## START
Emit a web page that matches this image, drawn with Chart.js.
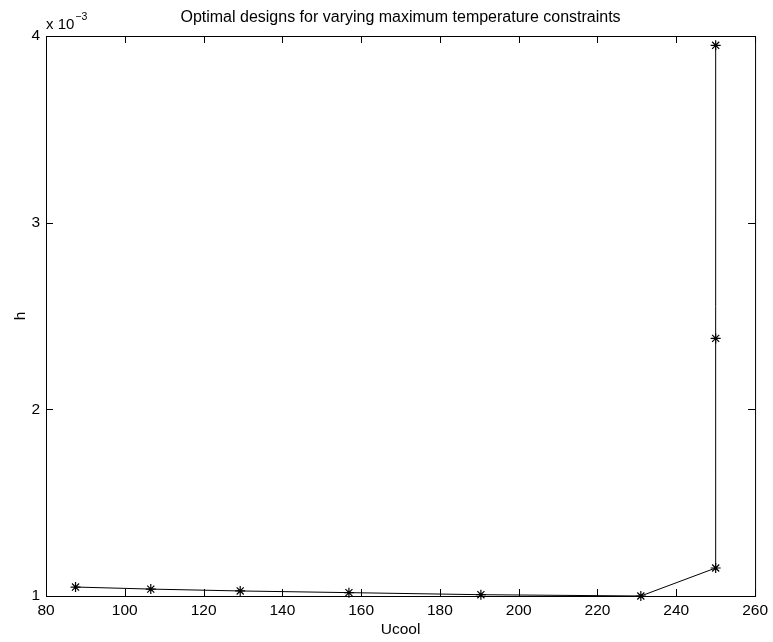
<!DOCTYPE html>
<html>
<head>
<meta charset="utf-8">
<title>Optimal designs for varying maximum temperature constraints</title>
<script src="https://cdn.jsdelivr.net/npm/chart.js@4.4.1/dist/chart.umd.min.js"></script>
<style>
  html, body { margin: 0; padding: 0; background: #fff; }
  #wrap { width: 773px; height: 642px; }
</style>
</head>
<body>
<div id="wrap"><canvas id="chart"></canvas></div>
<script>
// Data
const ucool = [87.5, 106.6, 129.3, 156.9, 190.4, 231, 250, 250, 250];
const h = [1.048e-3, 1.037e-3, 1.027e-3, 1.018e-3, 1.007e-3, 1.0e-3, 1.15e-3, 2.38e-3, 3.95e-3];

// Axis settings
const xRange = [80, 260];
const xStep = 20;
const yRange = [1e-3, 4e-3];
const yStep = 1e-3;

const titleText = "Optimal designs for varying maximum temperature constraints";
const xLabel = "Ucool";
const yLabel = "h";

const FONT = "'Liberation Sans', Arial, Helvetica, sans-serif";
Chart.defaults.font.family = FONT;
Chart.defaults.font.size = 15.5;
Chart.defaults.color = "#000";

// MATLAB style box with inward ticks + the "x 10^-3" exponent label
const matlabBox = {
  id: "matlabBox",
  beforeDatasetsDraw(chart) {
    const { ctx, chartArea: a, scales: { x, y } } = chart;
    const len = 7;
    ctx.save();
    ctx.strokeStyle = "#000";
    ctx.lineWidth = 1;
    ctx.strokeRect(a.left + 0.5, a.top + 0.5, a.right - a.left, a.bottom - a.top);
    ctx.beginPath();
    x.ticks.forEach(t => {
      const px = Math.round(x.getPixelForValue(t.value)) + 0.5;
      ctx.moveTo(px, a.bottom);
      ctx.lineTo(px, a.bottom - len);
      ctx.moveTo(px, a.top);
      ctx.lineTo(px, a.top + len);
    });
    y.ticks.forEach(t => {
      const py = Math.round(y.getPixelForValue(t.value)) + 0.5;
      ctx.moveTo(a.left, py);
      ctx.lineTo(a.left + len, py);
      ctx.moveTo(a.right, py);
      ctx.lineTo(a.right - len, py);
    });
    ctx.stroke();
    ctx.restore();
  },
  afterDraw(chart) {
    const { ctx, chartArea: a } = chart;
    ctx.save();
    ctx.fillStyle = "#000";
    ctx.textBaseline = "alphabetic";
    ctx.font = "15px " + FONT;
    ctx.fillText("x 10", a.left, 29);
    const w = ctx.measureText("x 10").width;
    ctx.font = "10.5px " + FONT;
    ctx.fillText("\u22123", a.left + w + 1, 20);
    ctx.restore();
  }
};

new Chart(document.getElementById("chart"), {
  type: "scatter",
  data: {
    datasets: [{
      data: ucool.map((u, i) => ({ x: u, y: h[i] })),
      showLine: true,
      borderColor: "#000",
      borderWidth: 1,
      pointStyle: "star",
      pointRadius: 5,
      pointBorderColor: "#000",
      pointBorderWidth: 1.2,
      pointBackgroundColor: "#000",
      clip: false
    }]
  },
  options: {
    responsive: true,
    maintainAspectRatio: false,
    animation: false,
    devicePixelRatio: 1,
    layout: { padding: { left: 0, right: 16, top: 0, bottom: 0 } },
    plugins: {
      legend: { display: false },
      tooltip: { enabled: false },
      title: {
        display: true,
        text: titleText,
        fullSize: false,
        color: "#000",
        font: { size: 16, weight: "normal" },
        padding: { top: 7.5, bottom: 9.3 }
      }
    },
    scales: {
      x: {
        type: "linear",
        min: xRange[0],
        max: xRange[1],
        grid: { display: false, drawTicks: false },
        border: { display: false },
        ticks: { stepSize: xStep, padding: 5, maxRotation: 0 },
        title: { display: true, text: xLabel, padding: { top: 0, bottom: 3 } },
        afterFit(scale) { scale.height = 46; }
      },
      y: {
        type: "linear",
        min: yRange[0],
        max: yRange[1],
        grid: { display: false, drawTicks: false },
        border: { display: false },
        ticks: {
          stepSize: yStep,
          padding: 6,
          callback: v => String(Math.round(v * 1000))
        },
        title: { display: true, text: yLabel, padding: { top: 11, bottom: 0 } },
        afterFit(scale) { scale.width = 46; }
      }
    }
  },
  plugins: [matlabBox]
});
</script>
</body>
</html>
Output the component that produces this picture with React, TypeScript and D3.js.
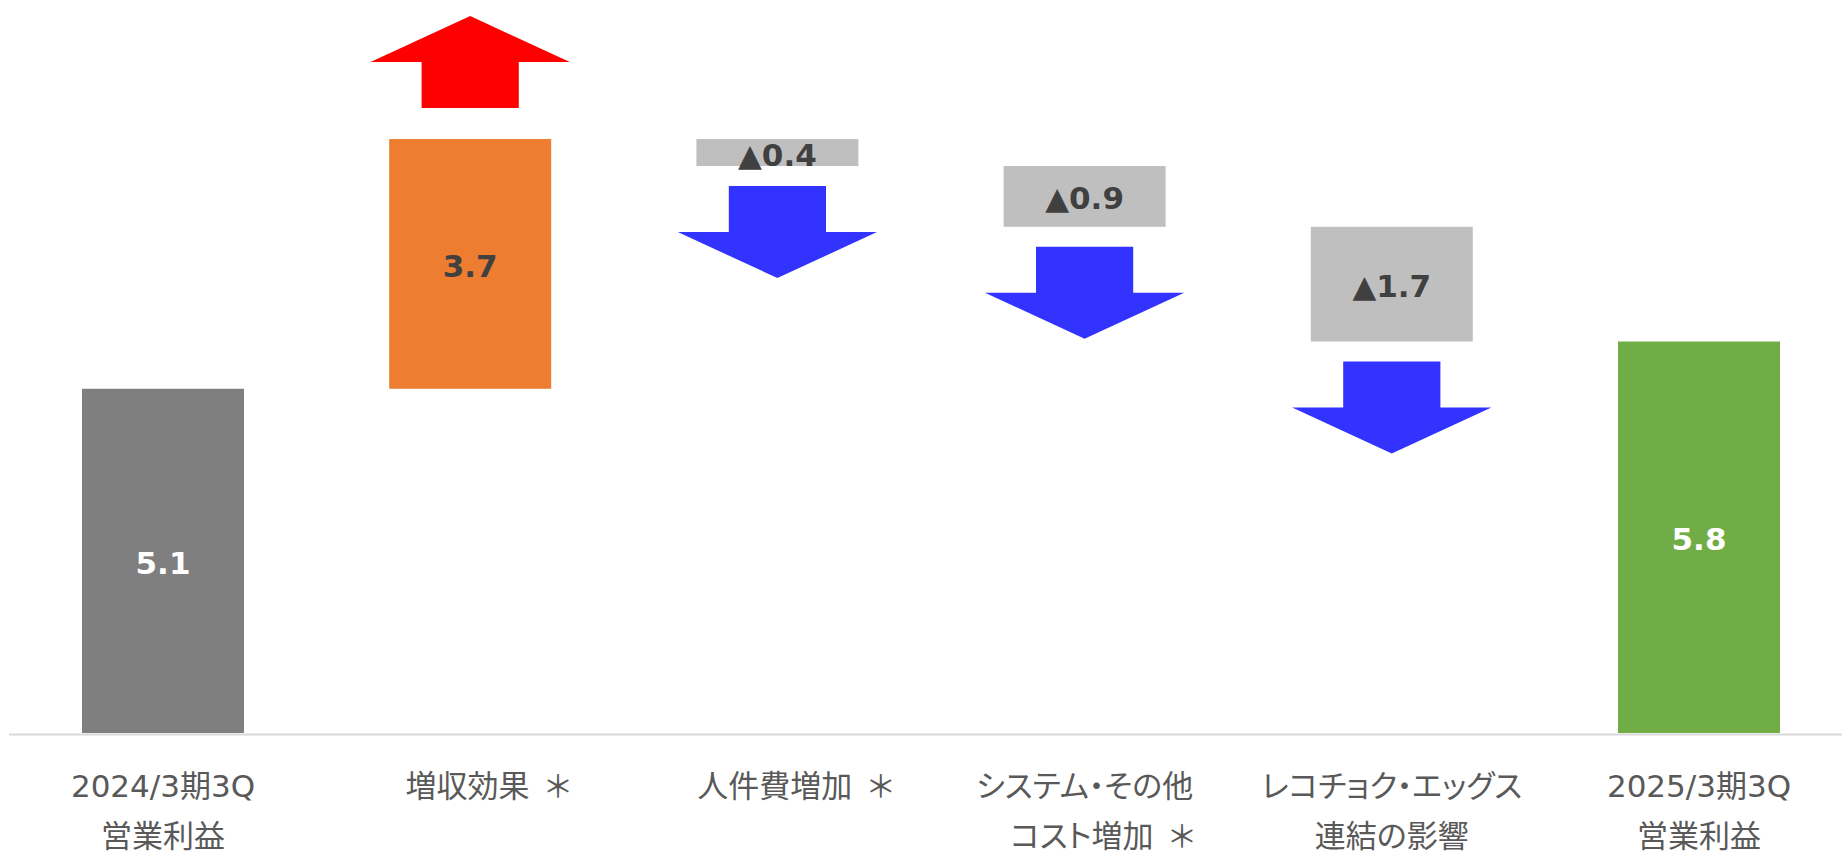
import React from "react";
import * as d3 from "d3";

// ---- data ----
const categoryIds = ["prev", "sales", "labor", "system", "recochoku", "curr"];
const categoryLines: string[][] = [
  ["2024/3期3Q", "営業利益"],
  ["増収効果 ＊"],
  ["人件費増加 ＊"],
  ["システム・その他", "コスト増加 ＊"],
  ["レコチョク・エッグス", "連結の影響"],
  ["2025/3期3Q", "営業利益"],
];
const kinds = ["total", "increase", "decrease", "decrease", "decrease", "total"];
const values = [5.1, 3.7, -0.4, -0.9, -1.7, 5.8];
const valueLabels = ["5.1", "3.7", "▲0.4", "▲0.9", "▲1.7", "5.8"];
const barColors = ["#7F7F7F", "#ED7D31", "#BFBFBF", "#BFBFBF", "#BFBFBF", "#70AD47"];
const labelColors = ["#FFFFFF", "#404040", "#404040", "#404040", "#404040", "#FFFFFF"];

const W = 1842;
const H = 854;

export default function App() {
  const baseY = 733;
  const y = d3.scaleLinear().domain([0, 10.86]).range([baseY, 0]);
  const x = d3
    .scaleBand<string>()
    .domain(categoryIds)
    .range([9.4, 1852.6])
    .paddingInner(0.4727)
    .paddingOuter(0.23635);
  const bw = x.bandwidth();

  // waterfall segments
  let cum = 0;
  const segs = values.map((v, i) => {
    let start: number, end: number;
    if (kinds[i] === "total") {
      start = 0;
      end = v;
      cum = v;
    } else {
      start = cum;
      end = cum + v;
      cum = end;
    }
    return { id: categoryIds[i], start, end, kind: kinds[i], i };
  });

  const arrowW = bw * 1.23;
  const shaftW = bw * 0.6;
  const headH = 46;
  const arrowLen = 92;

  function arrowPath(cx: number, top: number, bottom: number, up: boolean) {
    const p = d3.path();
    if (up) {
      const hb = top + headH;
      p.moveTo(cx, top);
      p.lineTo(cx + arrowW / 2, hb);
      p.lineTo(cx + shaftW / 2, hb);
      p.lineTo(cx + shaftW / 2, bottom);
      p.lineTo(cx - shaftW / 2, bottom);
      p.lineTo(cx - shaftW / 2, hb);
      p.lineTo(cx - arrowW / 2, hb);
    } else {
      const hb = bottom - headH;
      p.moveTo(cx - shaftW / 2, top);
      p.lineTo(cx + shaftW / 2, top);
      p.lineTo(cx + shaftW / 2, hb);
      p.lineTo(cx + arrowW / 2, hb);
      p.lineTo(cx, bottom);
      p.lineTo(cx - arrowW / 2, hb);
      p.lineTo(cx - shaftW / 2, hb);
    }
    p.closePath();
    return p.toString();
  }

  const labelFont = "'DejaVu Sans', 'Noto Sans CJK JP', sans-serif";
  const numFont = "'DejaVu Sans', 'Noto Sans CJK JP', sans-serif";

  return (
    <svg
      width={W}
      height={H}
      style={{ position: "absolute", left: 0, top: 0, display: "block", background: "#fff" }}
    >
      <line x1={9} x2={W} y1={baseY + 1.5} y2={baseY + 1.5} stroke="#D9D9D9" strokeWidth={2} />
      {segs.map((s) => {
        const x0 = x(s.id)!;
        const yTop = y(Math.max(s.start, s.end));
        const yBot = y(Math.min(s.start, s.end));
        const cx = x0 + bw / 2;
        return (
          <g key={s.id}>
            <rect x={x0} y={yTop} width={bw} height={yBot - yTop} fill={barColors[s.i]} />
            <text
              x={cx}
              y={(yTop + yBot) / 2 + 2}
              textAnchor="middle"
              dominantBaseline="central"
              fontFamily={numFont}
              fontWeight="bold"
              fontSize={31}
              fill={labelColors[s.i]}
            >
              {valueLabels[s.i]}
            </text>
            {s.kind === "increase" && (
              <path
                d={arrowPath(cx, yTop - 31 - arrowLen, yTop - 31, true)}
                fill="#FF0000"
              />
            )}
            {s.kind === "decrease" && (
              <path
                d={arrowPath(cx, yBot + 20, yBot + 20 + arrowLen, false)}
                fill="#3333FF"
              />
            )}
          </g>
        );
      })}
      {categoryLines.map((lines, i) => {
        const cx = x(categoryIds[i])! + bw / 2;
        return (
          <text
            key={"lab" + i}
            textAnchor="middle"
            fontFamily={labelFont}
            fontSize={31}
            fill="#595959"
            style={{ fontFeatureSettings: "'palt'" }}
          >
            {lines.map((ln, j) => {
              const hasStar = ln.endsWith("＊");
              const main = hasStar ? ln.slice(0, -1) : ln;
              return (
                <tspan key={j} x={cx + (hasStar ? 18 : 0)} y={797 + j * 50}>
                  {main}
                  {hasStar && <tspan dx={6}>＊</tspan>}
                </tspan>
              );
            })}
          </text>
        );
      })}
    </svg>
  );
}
## END
# Given instruction:
Retype, word for word, only the lines from the one containing "Output the component" through the one containing "const H = 854;", both included, and leave out any pictures.

# Correct result:
Output the component that produces this picture with React, TypeScript and D3.js.
import React from "react";
import * as d3 from "d3";

// ---- data ----
const categoryIds = ["prev", "sales", "labor", "system", "recochoku", "curr"];
const categoryLines: string[][] = [
  ["2024/3期3Q", "営業利益"],
  ["増収効果 ＊"],
  ["人件費増加 ＊"],
  ["システム・その他", "コスト増加 ＊"],
  ["レコチョク・エッグス", "連結の影響"],
  ["2025/3期3Q", "営業利益"],
];
const kinds = ["total", "increase", "decrease", "decrease", "decrease", "total"];
const values = [5.1, 3.7, -0.4, -0.9, -1.7, 5.8];
const valueLabels = ["5.1", "3.7", "▲0.4", "▲0.9", "▲1.7", "5.8"];
const barColors = ["#7F7F7F", "#ED7D31", "#BFBFBF", "#BFBFBF", "#BFBFBF", "#70AD47"];
const labelColors = ["#FFFFFF", "#404040", "#404040", "#404040", "#404040", "#FFFFFF"];

const W = 1842;
const H = 854;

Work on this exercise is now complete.